Ducey 'Next Step' Watch: Day 36. Revenue-Neutral Noodling

I listened to the 2 hour, 45 minute audio of Tuesday's Classrooms First Initiative Council meeting and can report that nothing happened.

OK, that's not entirely true. In the weeks following the May 17 vote on Prop 123 vote, a number of people and organizations submitted school funding proposals to the council—revenue-neutral proposals for moving around existing funds, not adding money to the education budget—and on Tuesday they got up one by one and explained their proposals to the council. In other words, very serious people presented very serious proposals, which very serious council members listened to very seriously. If I had been at the meeting, I'm sure I would have seen very serious nodding of heads by the council members as well. Everyone got their say, but that doesn't mean much. The only people who matter are the council members. It's up to them to make the final funding proposals. They can take what they want from the submitted ideas and leave the rest.

I may write about the proposals in a later post, but right now I want to look at the council members, since they're the ones who will decide which proposals to listen to and which to ignore. Five members represent charter schools, including Greg Miller, the President of the State Board of Education who founded Challenge Charter School, and Kathy Senseman, President of the State Board of Charter Schools. Four of them represent school districts—two superintendents, a chief financial officer and a teacher. That's a 5-4 split in favor of charter schools, in a state where students attending district schools outnumber charter school students 5-1.
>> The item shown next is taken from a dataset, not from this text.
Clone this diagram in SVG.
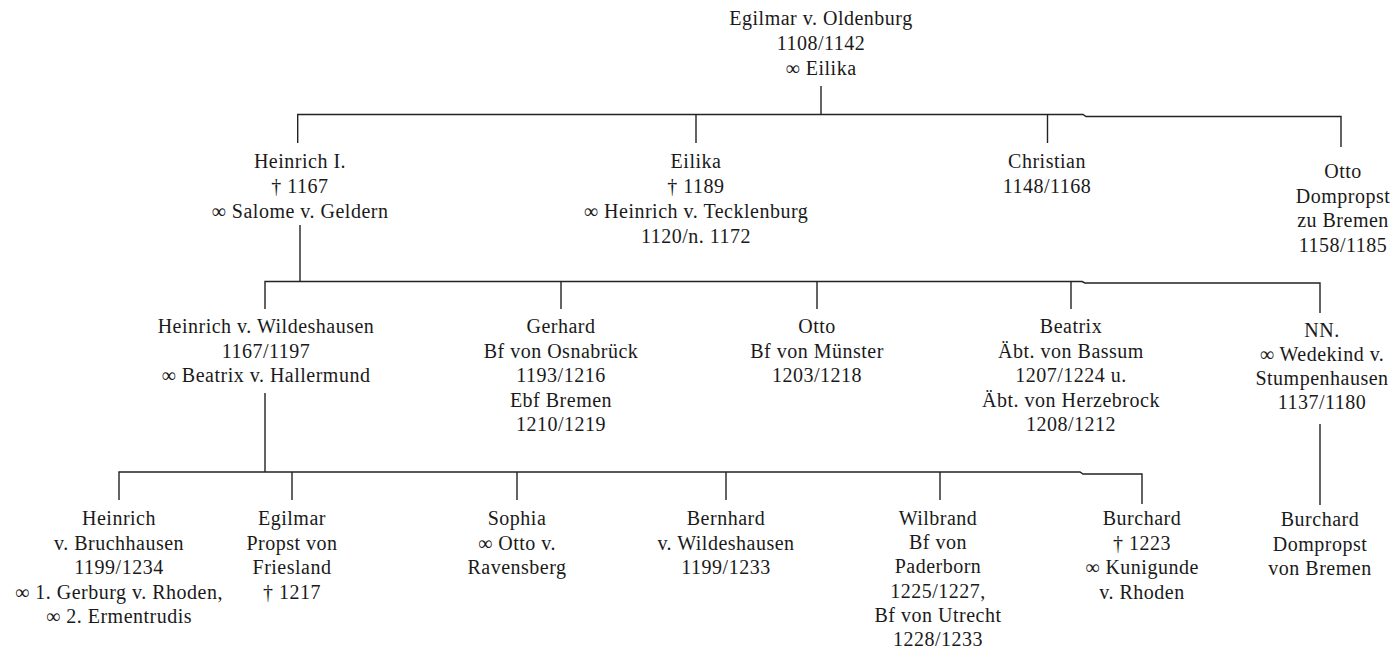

Co-chairing the council are Doug Ducey and Jim Swanson, the only two council members with no direct connection to education. Ducey's anti-funding, pro-privatization stance on education is an open book, but we don't know much about Swanson. He's the President and CEO of Kitchell Corporation, a commercial contracting business whose market includes, according to its website, "K-12: Building and renovating facilities that make best use of public funds and stand the test of time." If more charter schools are built, Swanson stands to reap some of the benefits. His only other education connection, so far as I could find, is a December, 2014, guest opinion in the AZ Republic singing the praises of tax credits for private schools. He's definitely an education privatization kind of guy.

To sum up, the council has 7 votes for charter schools and privatization, 4 votes for district-based public school education. Also on the council are Ed Supe Diane Douglas and Dawn Wallace, an Education Policy Advisor at the Department of Ed. Even if the two of them side with the district people, it's still a 7-6 majority for funding proposals favoring charters.

Ducey hasn't spoken publicly about the Tuesday meeting yet, and no one in the media has asked him the "next step" question for awhile so far as I've seen. I don't know if Ducey is planning to proclaim the work of the Classrooms First Initiative Council part of his "next step." If so, it will be the first step in his expected post-Prop-123 dance away from the idea of increasing education funding. If not, well, here we are, Day 36 of the Ducey "Next Step" watch, and still, nothing.